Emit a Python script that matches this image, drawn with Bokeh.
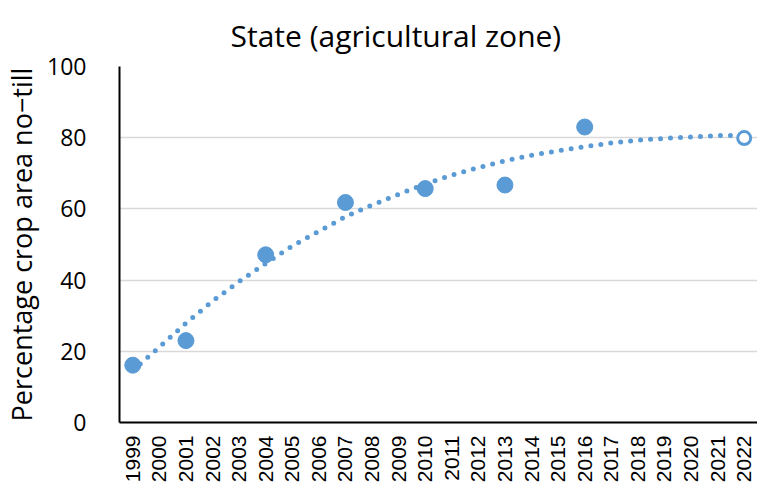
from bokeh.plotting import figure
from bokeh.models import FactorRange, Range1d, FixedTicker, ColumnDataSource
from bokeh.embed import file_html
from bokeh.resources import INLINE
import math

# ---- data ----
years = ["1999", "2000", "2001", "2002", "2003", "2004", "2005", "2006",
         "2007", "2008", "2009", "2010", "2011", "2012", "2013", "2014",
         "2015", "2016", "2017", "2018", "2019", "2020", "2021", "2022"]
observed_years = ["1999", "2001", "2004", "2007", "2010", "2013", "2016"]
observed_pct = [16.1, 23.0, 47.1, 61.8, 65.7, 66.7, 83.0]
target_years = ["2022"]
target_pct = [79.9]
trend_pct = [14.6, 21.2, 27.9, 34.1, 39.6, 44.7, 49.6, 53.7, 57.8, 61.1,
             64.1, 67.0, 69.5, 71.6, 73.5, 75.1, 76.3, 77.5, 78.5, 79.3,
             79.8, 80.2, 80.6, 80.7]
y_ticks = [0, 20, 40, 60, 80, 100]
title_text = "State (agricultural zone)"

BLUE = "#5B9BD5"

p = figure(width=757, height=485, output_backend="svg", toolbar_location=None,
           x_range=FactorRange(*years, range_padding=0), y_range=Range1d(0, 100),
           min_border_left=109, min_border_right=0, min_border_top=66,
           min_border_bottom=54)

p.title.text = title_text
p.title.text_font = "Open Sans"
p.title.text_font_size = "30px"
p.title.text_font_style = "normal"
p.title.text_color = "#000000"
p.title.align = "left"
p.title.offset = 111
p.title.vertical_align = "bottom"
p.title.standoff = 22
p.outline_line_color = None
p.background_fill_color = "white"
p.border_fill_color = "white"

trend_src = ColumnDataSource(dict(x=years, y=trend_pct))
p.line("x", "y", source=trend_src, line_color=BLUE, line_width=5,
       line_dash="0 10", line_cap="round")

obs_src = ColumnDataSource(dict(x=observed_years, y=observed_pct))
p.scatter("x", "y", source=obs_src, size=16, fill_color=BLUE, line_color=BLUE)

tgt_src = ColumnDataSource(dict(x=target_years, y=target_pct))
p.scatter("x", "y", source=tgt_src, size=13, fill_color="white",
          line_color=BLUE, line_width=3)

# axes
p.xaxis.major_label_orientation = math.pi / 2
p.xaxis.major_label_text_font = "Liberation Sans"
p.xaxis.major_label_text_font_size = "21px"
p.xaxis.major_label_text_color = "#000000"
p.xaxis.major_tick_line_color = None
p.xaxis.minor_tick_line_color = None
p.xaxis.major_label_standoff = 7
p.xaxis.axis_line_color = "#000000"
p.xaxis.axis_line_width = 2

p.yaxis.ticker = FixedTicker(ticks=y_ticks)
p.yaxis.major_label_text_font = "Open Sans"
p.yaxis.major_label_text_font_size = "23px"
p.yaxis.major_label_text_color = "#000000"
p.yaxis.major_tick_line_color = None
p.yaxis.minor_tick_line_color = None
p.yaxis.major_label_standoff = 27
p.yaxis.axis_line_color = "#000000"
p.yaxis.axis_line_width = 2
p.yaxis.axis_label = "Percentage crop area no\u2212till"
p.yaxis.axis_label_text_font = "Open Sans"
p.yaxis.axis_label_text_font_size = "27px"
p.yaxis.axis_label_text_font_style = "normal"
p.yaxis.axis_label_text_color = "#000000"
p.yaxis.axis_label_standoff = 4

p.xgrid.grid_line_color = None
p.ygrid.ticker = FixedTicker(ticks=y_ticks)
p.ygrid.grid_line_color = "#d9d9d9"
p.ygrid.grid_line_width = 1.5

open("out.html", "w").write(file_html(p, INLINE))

==

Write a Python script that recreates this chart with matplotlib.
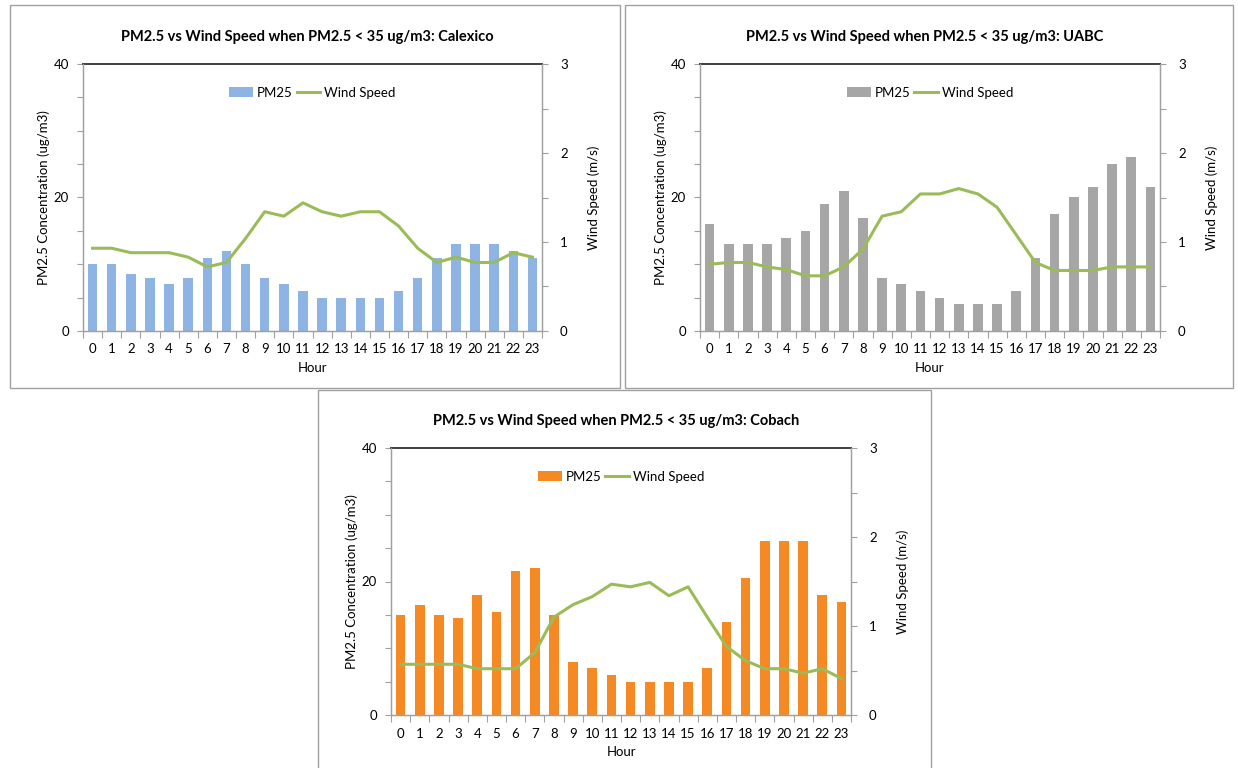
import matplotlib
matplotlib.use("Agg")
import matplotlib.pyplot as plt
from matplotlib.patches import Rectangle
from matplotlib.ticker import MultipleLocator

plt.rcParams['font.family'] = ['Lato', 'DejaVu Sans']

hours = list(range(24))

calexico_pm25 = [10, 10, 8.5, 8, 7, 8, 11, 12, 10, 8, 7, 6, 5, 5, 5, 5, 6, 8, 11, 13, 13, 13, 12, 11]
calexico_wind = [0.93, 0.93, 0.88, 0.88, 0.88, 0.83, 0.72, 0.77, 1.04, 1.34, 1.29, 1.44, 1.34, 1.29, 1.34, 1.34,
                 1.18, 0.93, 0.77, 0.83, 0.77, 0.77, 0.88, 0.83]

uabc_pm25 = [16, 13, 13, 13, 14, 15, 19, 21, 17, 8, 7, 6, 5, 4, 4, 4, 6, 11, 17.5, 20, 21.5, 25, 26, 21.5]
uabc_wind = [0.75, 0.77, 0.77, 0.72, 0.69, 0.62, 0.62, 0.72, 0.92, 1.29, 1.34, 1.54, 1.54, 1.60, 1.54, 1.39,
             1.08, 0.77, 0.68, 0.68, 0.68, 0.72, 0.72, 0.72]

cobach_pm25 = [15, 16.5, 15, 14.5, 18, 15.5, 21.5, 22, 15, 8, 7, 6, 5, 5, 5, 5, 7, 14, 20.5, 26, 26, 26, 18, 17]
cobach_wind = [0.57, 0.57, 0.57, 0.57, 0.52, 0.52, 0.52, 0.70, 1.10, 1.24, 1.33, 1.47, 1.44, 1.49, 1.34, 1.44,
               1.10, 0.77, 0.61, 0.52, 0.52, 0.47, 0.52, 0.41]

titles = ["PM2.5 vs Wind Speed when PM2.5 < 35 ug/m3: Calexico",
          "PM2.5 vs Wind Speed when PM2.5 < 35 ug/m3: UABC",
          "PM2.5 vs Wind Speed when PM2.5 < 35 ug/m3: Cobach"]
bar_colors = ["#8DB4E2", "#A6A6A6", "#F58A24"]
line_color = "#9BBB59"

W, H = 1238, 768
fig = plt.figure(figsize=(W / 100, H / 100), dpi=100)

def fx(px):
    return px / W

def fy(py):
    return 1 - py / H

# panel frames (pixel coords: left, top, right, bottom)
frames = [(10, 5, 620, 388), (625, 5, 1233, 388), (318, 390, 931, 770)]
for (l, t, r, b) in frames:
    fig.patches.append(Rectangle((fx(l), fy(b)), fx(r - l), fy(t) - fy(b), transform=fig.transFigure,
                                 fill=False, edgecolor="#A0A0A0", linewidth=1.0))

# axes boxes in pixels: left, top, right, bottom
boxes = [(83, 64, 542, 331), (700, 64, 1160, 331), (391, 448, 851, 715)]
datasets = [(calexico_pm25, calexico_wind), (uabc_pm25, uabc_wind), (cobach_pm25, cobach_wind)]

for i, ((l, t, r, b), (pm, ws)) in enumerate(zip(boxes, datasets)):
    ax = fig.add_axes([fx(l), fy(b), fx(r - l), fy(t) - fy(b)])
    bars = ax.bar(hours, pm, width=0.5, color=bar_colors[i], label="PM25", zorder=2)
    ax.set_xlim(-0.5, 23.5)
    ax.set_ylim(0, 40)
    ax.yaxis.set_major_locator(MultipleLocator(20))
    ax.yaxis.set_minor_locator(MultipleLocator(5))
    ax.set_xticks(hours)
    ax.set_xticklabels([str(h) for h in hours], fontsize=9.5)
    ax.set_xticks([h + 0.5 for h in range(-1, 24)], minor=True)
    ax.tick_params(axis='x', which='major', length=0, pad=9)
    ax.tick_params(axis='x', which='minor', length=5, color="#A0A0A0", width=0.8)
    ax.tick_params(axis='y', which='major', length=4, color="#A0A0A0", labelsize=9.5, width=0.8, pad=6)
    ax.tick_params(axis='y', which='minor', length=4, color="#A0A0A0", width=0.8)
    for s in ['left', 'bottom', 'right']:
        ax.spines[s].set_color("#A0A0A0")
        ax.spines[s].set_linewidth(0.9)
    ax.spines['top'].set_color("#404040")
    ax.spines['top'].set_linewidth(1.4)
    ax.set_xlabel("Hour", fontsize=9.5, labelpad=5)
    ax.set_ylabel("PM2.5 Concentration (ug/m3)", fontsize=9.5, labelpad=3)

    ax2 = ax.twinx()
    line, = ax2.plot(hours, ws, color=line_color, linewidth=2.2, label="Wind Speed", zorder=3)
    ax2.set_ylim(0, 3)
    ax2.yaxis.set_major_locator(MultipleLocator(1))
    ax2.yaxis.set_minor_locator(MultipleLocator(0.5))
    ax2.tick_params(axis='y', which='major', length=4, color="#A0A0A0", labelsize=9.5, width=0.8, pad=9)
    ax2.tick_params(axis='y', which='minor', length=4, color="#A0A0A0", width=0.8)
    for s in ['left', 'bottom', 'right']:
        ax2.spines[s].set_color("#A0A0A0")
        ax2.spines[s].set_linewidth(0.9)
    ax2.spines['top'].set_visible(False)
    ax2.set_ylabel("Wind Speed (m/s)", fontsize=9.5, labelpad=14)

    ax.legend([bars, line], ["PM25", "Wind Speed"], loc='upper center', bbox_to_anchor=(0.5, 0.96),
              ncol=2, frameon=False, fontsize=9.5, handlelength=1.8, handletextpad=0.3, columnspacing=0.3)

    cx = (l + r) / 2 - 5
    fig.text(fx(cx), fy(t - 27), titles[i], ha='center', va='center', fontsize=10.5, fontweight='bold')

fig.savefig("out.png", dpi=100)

Objective ->
Give again, word for word, the lines from the one that contains "Emit a Python" to the one that contains "min_border_bottom=54)", both included. Omit the pictures.

Answer to this exercise ->
Emit a Python script that matches this image, drawn with Bokeh.
from bokeh.plotting import figure
from bokeh.models import FactorRange, Range1d, FixedTicker, ColumnDataSource
from bokeh.embed import file_html
from bokeh.resources import INLINE
import math

# ---- data ----
years = ["1999", "2000", "2001", "2002", "2003", "2004", "2005", "2006",
         "2007", "2008", "2009", "2010", "2011", "2012", "2013", "2014",
         "2015", "2016", "2017", "2018", "2019", "2020", "2021", "2022"]
observed_years = ["1999", "2001", "2004", "2007", "2010", "2013", "2016"]
observed_pct = [16.1, 23.0, 47.1, 61.8, 65.7, 66.7, 83.0]
target_years = ["2022"]
target_pct = [79.9]
trend_pct = [14.6, 21.2, 27.9, 34.1, 39.6, 44.7, 49.6, 53.7, 57.8, 61.1,
             64.1, 67.0, 69.5, 71.6, 73.5, 75.1, 76.3, 77.5, 78.5, 79.3,
             79.8, 80.2, 80.6, 80.7]
y_ticks = [0, 20, 40, 60, 80, 100]
title_text = "State (agricultural zone)"

BLUE = "#5B9BD5"

p = figure(width=757, height=485, output_backend="svg", toolbar_location=None,
           x_range=FactorRange(*years, range_padding=0), y_range=Range1d(0, 100),
           min_border_left=109, min_border_right=0, min_border_top=66,
           min_border_bottom=54)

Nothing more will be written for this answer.